By Stephen Quigley
There was a lot of trash talk at the North End Waterfront Neighborhood Council (NEWNC) on Monday night. Many residents at the meeting had suggestions and observations to help clean up the problem in the neighborhood, with reassurances from city officials that “the North End is on the city’s radar.”
Dennis Roache, the Assistant Superintendent of Boston Public Works, and Eric Prentis, Principal Administrative Assistant for the Office of the Streets, Transportation, and Sanitation for the City of Boston, listened to a host of concerns and possible solutions, while telling residents about the ongoing programs that the city is undertaking to fix the problem.
Roache told the residents that city officials are studying how other communities around Boston are coping with their rubbish problem.
He noted that the composting pilot program that was started in August has signed up 10,000 households throughout the city and come July 1, another 10,000 households will be able to take part.
He also mentioned the textile recycling program is underway and that the state-mandated mattress recycling program will start soon.
However, there are three large problems with the current trash collection program that takes place on Mondays and Thursdays. The first problem is that trash in bags must be put out on the streets on the day of collection by 6 a.m. This means that many residents put out their trash bags the night before and then either rats or trash pickers break open the bags.
“The trash collection time is too early in the morning,” was a common complaint from the residents. However, Roache noted that the current contract from Capitol Waste will not expire until June 30, 2024, and there is no way to alter the contract to change the hours.
The other problem is that once the trash bags are cut, the rubbish often spills out onto the streets and sidewalks. Some residents noted that often, the debris is left on the streets and sidewalks.

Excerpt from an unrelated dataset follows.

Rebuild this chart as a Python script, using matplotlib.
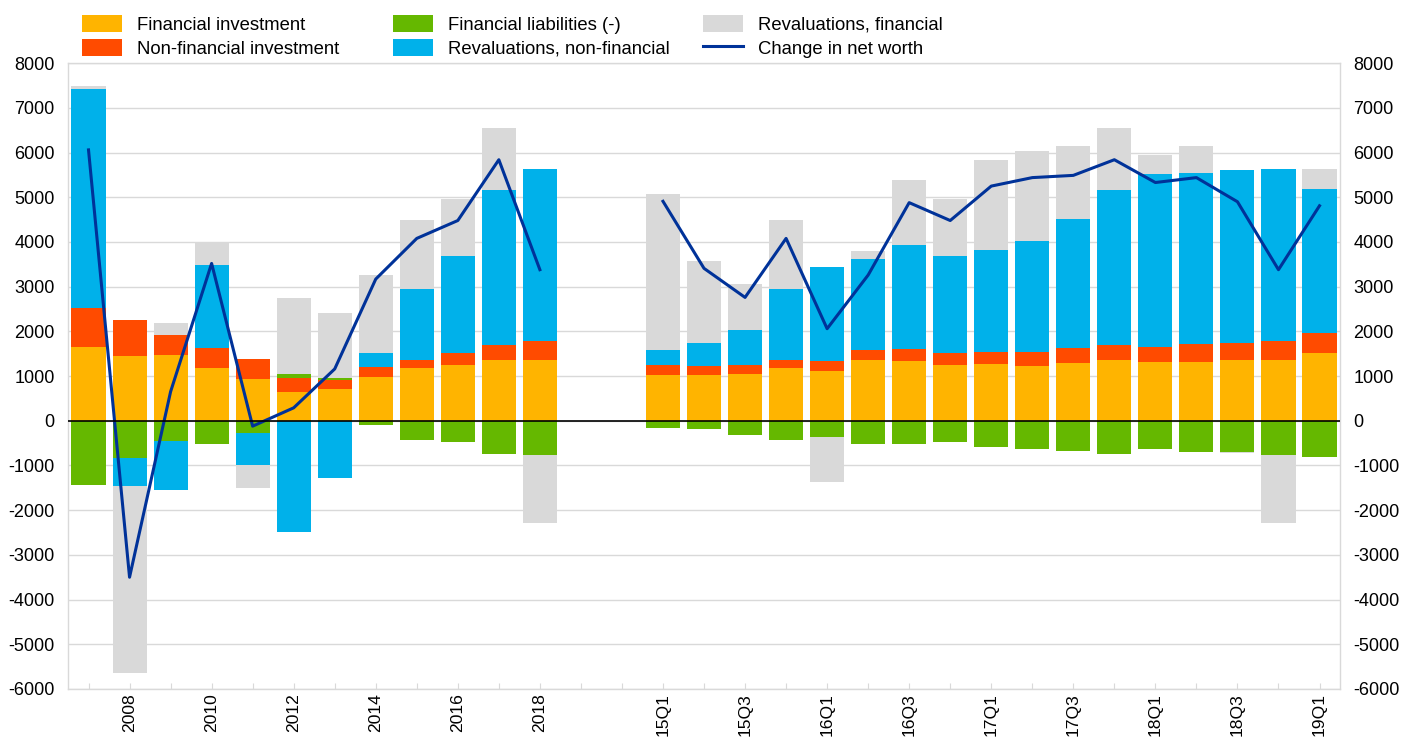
# Household net worth decomposition - stacked bars with net worth line

import numpy as np
import matplotlib.pyplot as plt
from matplotlib.patches import Patch
from matplotlib.lines import Line2D

plt.rcParams['font.family'] = ['Liberation Sans', 'DejaVu Sans']
plt.rcParams['axes.unicode_minus'] = False

# --------------------------------------------------
# Data (EUR billions)
# --------------------------------------------------
years = ['2007', '2008', '2009', '2010', '2011', '2012',
         '2013', '2014', '2015', '2016', '2017', '2018']
quarters = ['15Q1', '15Q2', '15Q3', '15Q4', '16Q1', '16Q2', '16Q3', '16Q4',
            '17Q1', '17Q2', '17Q3', '17Q4', '18Q1', '18Q2', '18Q3', '18Q4',
            '19Q1']

fin_invest = [1650, 1460, 1470, 1180, 940, 650, 710, 990, 1180, 1250, 1350, 1350,
              1030, 1020, 1050, 1180, 1120, 1350, 1340, 1250,
              1260, 1230, 1300, 1350, 1320, 1320, 1350, 1350, 1520]
nonfin_invest = [870, 790, 460, 440, 440, 310, 210, 220, 180, 270, 350, 440,
                 210, 200, 190, 180, 220, 240, 270, 270,
                 270, 300, 330, 350, 340, 390, 390, 440, 440]
fin_liab = [-1430, -830, -450, -510, -270, 80, 40, -90, -440, -480, -740, -770,
            -160, -180, -310, -440, -360, -520, -520, -480,
            -590, -620, -680, -740, -630, -690, -690, -770, -820]
reval_nonfin = [4900, -640, -1090, 1870, -730, -2480, -1270, 310, 1590, 2160, 3470, 3850,
                350, 530, 800, 1590, 2100, 2040, 2330, 2160,
                2300, 2500, 2890, 3470, 3850, 3840, 3880, 3850, 3220]
reval_fin = [70, -4170, 260, 480, -510, 1710, 1450, 1740, 1540, 1290, 1380, -1510,
             3490, 1830, 1010, 1540, -1020, 160, 1440, 1290,
             2010, 2000, 1630, 1380, 440, 590, -30, -1510, 460]
net_worth = [6060, -3500, 650, 3520, -120, 290, 1160, 3170, 4080, 4480, 5840, 3380,
             4910, 3410, 2760, 4080, 2060, 3260, 4880, 4480,
             5250, 5440, 5490, 5840, 5330, 5440, 4900, 3380, 4810]

series_names = ['Financial investment', 'Non-financial investment',
                'Financial liabilities (-)', 'Revaluations, non-financial',
                'Revaluations, financial']
series_colors = ['#FFB400', '#FF4B00', '#65B800', '#00B1EA', '#D9D9D9']
line_color = '#003299'

# --------------------------------------------------
# Positions: annual block, two empty slots, quarterly block
# --------------------------------------------------
gap = 2
x_years = np.arange(len(years))
x_quarters = np.arange(len(quarters)) + len(years) + gap
x_all = np.concatenate([x_years, x_quarters])
n_slots = len(years) + gap + len(quarters)

fig = plt.figure(figsize=(14.02, 7.38), dpi=100)
ax = fig.add_axes([0.0485, 0.0664, 0.9073, 0.848])

# stacked bars, positives up and negatives down
pos_base = np.zeros(len(x_all))
neg_base = np.zeros(len(x_all))
for values, color in zip([fin_invest, nonfin_invest, fin_liab, reval_nonfin, reval_fin],
                         series_colors):
    v = np.array(values, dtype=float)
    bottom = np.where(v >= 0, pos_base, neg_base)
    ax.bar(x_all, v, bottom=bottom, width=0.83, color=color, linewidth=0, zorder=2)
    pos_base = pos_base + np.where(v >= 0, v, 0)
    neg_base = neg_base + np.where(v < 0, v, 0)

# net worth line, broken between the two blocks
nw = np.array(net_worth, dtype=float)
ax.plot(x_years, nw[:len(years)], color=line_color, linewidth=2.2, zorder=3)
ax.plot(x_quarters, nw[len(years):], color=line_color, linewidth=2.2, zorder=3)

ax.axhline(0, color='black', linewidth=1.2, zorder=4)

# --------------------------------------------------
# Axes styling
# --------------------------------------------------
ax.set_xlim(-0.5, n_slots - 0.5)
ax.set_ylim(-6000, 8000)
ax.set_yticks(np.arange(-6000, 8001, 1000))
ax.grid(axis='y', color='#D9D9D9', linewidth=1, zorder=0)
ax.set_axisbelow(True)
for s in ax.spines.values():
    s.set_color('#D9D9D9')
    s.set_linewidth(1)

# label every second slot: 2008, 2010, ... and 15Q1, 15Q3, ...
slot_labels = [''] * n_slots
for xpos, name in zip(x_all, years + quarters):
    if xpos < len(years):
        if xpos % 2 == 1:
            slot_labels[xpos] = name
    elif (xpos - len(years) - gap) % 2 == 0:
        slot_labels[xpos] = name
ax.set_xticks(np.arange(n_slots))
ax.set_xticklabels(slot_labels, rotation=90, fontsize=12.6)
ax.tick_params(axis='x', direction='in', length=4, color='#D9D9D9', pad=3)
ax.tick_params(axis='y', left=False, right=False, labelleft=True, labelright=True,
               labelsize=13, pad=6)

# --------------------------------------------------
# Legend: three fixed-width columns
# --------------------------------------------------
handles = [Patch(facecolor=c, edgecolor='none') for c in series_colors]
handles.append(Line2D([0], [0], color=line_color, linewidth=2.2))
labels = series_names + ['Change in net worth']
col_x = [82 / 1402, 393 / 1402, 703 / 1402]
for k in range(3):
    fig.legend(handles[2 * k:2 * k + 2], labels[2 * k:2 * k + 2],
               loc='upper left', bbox_to_anchor=(col_x[k], 1 - 15 / 738),
               frameon=False, fontsize=13.3, borderpad=0, borderaxespad=0,
               handlelength=2.15, handleheight=1.0, handletextpad=0.85,
               labelspacing=0.3)

fig.savefig('out.png', dpi=100)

But the biggest problem is the overwhelmed city workforce that is responsible for enforcing the city’s ordinances. Roache noted that there are city departments that lack staff. Presently, the number of employees at the Department of Public Works who monitor the rubbish problem is down 40 percent.
“In 2015 there were 30 workers monitoring the trash problems in the North End, but today we are down to about 15 inspectors,” Prentis said.
In the meantime, Roache urged residents to report problems to 311 and take pictures if they are able. Other suggestions that residents offered were to raise the fine for violators of the trash ordinances from $25 to a higher amount. Another suggestion was to have the state do away with the bottle bill that would substantially reduce the trash bags being cut.
One resident offered that community dumpsters might be the answer saying, “What do we have to lose?”
Roache mentioned that in New York City, containers with rubbish can be put out the night before and the trash bags are still put out in the morning.
Roache stressed that the public should take the easy steps of trying to limit the rat population by reading the city’s pamphlets and cutting down on outside sources of sustenance for rodent populations.
“Rats drink more water than they eat,” Prentis noted.
In other business, the council unanimously approved the occupancy change at 38B Fleet Street. The building currently has five residential units and one detached retail space. The owners are not seeking to change the residential units, but to change the use of the detached storefront to a small restaurant that will feature “good Italian specialty sandwiches to grab and go,” according to the owners. The store has a total area of 286 square feet.
The next meeting of the NEWNC is scheduled for Monday, December 12, at 7 p.m.